The indigenous peoples and campesinos of AV have been subjected to continuous dispossession dating back to the Spanish conquest when the looting of natural wealth in the region began through the exploitation of raw materials. Following independence from Spain and the subsequent liberal reform, coffee production was promoted in this territory and, at the same time, legislation was created that forced this population to work in slave-like conditions, as mozos colonos (a colonial figure akin to serfs), to supply the labor needs of the coffee farms.
Faced with this history of dispossession, the indigenous and campesino population has organized multiple resistances throughout history. …The State’s response to these resistances has been characterized by repression. Indigenous peoples in Guatemala have suffered genocide and other crimes against humanity, and are currently facing increased criminalization in response to their legitimate social protest. …Thus, public and private actors have benefited, and continue to benefit, from all the power at their disposal (including laws) to hinder and paralyze the resistance of the peoples.

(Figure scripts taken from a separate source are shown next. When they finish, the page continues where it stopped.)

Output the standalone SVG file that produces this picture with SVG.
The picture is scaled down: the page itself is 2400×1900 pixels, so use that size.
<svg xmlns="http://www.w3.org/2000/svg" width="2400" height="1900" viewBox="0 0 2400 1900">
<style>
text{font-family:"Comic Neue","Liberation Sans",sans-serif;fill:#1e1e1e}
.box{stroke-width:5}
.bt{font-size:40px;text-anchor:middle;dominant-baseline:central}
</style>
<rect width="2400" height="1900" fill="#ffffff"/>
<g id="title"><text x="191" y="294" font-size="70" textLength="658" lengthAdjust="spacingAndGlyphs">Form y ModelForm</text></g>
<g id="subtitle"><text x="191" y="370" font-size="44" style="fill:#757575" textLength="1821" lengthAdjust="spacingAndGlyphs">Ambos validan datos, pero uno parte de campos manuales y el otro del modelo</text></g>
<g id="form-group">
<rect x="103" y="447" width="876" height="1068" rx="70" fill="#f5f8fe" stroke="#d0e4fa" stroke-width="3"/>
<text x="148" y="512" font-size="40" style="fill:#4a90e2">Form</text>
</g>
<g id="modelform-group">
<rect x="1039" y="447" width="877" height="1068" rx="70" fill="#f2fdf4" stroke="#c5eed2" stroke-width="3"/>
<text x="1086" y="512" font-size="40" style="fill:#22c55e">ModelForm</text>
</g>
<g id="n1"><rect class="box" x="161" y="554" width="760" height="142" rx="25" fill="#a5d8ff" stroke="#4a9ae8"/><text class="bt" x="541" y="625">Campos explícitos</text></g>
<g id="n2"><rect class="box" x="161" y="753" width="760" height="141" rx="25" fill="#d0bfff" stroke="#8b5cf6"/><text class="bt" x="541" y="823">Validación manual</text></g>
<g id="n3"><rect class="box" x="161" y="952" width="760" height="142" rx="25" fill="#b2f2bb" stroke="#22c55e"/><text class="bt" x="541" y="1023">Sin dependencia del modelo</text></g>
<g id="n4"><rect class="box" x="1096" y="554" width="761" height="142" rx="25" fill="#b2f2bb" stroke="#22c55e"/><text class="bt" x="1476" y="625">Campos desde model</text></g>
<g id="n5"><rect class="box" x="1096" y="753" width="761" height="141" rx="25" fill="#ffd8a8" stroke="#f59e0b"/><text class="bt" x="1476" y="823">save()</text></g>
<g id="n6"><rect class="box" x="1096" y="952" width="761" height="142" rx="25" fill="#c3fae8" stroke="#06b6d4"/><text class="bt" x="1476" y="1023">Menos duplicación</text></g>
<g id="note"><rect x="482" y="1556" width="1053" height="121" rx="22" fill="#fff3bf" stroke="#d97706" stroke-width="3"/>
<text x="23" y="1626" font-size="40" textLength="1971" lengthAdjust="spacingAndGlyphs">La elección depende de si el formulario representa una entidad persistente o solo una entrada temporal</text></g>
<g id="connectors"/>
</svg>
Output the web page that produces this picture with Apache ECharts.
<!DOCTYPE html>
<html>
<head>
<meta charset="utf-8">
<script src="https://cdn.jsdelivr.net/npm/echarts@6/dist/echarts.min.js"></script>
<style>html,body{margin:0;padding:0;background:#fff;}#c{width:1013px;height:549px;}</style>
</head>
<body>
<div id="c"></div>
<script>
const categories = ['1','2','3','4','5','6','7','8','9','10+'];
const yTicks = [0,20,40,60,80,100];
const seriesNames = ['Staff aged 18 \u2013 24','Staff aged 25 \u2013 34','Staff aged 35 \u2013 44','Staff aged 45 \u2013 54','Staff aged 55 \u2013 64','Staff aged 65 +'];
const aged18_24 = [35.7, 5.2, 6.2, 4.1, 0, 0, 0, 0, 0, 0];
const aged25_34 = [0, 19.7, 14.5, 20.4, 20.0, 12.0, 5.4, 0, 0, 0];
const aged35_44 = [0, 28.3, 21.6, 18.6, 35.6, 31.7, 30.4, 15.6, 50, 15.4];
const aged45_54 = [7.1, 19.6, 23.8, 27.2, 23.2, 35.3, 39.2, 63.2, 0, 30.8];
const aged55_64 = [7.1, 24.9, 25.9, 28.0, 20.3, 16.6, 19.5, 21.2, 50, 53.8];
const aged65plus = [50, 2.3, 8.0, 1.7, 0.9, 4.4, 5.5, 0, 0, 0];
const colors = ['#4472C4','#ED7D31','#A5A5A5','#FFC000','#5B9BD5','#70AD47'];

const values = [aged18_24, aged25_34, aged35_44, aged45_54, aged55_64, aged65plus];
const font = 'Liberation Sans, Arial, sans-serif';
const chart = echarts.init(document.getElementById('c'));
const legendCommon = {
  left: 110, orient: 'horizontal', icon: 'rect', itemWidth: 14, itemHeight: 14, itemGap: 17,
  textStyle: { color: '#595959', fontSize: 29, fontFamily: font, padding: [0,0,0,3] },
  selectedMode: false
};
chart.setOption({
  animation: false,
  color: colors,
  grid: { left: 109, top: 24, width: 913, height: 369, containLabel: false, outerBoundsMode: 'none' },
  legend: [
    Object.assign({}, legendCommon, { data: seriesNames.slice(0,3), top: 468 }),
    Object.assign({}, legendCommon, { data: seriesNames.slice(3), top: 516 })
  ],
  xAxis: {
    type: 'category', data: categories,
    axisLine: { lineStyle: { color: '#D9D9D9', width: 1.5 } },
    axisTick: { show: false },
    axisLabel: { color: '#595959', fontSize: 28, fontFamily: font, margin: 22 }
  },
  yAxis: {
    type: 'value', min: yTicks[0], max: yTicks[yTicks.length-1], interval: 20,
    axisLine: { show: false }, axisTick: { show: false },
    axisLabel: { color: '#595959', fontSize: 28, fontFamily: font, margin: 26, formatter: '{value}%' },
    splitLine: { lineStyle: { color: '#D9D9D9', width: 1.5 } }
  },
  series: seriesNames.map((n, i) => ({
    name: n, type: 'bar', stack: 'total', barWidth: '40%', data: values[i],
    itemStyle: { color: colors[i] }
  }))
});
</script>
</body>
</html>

This monograph aims to highlight the concrete challenges faced daily by the indigenous peoples and resistances of AV in defense of their fundamental right to a dignified life. To achieve this we have included, alongside the secondary sources and interviews with experts, direct testimonies from members of the four organizations that PBI accompanies in the region, paying special attention to the important role that women play in these struggles. It is these people and organizations who are the protagonists of this report.”